Tuesday, April 19, 2016
Great Question! Science
Science: it's fundamentally, primarily, firstly, about asking a good question. I love asking questions.
Throw out with the bathwater that nonsense about how curiosity killed the cat. The real cat of science is very and inexhaustibly curious. It's a poky little puppy.
"Play like you don't know how to play the guitar," is something Miles Davis supposedly said to John McLaughlin. The same koan of advice applies to scientific questions. Ask questions like you don't know how to ask questions, as if you are a child.
In my 40 + career here on Earth I've asked a lot dumbass adult questions.

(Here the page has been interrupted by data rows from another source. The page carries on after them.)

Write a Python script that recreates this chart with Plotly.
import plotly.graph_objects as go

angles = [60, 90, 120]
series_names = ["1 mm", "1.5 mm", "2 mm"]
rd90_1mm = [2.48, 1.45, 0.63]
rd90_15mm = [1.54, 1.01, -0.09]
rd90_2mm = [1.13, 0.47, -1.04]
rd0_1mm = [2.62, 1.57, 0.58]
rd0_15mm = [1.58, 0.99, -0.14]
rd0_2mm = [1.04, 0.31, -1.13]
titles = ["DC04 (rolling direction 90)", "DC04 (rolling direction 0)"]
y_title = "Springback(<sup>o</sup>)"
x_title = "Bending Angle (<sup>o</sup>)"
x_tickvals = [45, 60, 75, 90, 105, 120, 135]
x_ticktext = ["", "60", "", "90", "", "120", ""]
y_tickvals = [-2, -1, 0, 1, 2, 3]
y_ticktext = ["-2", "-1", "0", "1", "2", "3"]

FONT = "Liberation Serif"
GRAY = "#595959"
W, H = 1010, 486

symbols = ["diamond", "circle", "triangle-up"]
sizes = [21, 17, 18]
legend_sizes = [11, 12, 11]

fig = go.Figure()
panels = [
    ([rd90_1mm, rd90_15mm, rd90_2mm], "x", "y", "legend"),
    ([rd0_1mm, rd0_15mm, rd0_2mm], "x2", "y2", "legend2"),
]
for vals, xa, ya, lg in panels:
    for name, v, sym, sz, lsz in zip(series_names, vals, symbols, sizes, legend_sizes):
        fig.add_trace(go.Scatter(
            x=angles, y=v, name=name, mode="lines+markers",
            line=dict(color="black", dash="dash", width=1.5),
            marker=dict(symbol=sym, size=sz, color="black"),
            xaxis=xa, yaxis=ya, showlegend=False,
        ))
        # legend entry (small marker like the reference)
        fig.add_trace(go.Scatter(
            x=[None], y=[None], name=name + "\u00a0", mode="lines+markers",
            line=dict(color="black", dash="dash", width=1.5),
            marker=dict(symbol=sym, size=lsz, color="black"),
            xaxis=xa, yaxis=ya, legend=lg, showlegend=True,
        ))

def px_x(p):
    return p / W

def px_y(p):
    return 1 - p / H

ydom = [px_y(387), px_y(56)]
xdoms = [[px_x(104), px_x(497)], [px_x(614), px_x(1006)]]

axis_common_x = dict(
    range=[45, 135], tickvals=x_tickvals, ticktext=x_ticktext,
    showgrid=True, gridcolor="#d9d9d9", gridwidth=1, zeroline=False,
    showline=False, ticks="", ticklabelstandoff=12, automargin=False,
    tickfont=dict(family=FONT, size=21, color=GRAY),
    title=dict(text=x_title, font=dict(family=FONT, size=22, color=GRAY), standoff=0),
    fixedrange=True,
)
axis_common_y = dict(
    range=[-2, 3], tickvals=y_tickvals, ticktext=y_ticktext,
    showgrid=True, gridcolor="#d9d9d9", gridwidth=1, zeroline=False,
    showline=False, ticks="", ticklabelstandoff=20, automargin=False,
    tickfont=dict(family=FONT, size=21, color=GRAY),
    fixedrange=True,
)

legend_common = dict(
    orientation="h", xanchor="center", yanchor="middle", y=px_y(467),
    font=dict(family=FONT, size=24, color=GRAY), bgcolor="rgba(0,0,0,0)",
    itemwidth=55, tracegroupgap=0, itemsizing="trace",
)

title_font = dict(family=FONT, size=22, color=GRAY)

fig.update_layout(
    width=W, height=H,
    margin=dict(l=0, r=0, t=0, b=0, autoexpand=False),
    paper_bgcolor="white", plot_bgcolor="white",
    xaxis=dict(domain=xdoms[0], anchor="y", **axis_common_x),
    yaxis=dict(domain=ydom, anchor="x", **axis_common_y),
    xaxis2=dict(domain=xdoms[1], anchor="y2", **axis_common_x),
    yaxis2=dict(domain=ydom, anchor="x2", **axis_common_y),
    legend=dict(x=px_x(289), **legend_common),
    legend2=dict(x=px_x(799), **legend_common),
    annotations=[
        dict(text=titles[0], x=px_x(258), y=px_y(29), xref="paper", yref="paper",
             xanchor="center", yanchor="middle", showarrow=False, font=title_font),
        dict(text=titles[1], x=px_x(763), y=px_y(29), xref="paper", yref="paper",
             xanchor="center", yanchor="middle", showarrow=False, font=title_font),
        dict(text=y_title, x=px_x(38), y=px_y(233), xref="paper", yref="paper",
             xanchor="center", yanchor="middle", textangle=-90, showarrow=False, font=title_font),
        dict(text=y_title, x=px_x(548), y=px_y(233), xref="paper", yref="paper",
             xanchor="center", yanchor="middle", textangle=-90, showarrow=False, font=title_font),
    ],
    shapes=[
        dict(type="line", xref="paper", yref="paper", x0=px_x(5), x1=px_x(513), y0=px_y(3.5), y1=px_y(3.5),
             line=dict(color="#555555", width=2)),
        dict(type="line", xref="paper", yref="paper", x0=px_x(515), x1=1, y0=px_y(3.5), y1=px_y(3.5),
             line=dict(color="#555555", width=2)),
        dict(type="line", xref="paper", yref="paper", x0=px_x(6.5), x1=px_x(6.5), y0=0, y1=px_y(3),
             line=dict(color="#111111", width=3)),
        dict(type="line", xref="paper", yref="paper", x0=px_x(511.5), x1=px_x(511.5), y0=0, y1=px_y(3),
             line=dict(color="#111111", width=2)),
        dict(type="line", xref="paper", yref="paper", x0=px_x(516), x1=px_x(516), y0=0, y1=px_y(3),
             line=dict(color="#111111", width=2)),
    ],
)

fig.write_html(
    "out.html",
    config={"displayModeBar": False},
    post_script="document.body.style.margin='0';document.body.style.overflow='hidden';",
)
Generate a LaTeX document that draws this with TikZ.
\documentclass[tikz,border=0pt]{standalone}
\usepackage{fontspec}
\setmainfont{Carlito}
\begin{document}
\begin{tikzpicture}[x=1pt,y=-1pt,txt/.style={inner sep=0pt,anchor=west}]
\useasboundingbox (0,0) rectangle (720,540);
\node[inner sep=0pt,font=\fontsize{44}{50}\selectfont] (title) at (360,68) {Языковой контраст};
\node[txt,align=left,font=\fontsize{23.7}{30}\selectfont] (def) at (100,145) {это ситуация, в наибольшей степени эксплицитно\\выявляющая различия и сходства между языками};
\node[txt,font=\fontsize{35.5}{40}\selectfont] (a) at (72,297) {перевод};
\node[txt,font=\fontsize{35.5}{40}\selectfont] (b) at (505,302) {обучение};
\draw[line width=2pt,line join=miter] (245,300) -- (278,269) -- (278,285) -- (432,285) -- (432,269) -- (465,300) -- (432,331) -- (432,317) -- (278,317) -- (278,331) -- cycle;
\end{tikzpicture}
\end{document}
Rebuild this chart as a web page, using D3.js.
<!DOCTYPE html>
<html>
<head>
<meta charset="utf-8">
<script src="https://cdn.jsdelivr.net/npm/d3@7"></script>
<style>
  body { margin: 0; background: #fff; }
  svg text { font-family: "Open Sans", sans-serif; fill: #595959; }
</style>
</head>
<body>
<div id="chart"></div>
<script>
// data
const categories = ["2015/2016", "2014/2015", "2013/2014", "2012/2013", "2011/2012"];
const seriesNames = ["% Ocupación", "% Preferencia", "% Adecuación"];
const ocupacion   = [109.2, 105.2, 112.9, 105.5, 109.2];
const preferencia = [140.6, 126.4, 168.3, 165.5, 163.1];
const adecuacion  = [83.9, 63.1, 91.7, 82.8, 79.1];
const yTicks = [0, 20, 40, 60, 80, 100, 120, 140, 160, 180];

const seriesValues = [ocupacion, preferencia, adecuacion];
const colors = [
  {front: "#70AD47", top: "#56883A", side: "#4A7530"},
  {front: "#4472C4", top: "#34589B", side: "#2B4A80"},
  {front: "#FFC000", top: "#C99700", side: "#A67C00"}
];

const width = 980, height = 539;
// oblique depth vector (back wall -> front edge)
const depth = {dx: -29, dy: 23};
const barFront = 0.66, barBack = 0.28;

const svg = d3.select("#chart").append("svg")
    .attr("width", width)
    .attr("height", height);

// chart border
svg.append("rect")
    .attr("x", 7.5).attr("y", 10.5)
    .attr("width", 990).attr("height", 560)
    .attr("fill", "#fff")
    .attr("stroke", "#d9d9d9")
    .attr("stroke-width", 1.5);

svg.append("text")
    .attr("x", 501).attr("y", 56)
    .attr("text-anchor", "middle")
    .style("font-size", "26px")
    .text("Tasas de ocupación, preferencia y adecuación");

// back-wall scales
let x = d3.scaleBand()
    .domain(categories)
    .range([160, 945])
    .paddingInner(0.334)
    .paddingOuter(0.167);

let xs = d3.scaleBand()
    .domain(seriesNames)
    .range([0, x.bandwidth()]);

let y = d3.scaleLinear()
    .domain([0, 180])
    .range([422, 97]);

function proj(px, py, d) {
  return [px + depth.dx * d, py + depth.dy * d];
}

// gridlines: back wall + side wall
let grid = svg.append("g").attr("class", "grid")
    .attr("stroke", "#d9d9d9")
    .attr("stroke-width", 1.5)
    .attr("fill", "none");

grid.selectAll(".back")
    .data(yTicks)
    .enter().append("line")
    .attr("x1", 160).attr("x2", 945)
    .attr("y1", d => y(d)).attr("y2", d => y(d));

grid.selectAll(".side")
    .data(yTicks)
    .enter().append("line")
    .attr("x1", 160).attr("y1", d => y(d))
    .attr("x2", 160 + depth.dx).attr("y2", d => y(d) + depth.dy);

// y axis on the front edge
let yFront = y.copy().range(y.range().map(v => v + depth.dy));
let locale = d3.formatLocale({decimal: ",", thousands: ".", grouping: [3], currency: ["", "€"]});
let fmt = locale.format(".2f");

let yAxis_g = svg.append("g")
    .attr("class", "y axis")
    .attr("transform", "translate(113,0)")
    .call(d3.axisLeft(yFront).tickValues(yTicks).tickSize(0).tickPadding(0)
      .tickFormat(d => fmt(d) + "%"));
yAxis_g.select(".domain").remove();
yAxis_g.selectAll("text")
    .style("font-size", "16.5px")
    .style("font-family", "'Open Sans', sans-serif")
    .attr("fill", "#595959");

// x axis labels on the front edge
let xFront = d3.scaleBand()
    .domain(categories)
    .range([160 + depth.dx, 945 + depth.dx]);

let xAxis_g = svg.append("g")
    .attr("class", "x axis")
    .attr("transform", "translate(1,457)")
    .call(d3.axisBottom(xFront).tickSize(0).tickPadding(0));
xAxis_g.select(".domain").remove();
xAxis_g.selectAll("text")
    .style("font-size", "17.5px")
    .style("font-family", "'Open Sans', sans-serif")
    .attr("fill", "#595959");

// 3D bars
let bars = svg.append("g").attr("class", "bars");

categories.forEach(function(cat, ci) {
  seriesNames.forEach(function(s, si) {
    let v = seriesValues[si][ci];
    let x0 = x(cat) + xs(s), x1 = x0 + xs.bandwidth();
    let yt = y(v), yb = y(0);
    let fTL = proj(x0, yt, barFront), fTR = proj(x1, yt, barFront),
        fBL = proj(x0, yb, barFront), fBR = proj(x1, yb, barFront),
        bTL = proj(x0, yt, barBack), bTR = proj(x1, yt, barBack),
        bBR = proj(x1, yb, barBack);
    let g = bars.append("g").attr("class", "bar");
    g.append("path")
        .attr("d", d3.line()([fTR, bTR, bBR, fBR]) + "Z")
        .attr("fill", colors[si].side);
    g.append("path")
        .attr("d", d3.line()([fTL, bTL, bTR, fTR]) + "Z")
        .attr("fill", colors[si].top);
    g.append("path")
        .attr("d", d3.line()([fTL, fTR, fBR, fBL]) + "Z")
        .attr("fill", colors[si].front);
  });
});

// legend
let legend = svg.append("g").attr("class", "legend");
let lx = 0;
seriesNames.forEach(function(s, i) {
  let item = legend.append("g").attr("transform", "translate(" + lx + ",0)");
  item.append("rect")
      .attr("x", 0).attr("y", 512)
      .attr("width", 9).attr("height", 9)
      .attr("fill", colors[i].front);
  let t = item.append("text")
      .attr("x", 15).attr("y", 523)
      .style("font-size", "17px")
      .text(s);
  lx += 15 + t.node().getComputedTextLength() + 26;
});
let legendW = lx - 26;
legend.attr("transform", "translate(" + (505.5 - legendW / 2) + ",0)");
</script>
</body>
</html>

Ex., "Why did my college boyfriend cheat on me on my own futon?" Ex., "Does this lipliner (whatever)?"
That is a question, yes, but it is not one worth devoting one's scientific career to (or even junior year to, as I did.) I could have been asking better ones regarding marine snails. Sorry Professor Peckol.
When I asked my first good scientific question it was about the barnacle. "Why are there bands of barnacles on those cobbles" I asked. "Whyfor the bandination?" BOOM. "Great question!" someone said, and I was handed a transect.
I'd graduated to step two of the scientific method. POW. Construct a hypothesis.
It was Vertical Zonation of The Intertidal. For a few minutes on Appledore Island, off the Coast of Maine, studying at Cornell's Shoals Marine Lab for six weeks in 1994, I was thinking like a marine ecologist. Then I got tired. "Is it time for lunch?" I asked. It's work being in waders in the sun carrying a stick to fend off the gulls protecting their nests on a steep rocky shoreline. When's lunch?
I'm reminded now of the famous 19th c. zoologist Louis Agassiz who considered the barnacle to be "nothing more than a little shrimp-like animal standing on its head in a limestone house and kicking food into its mouth."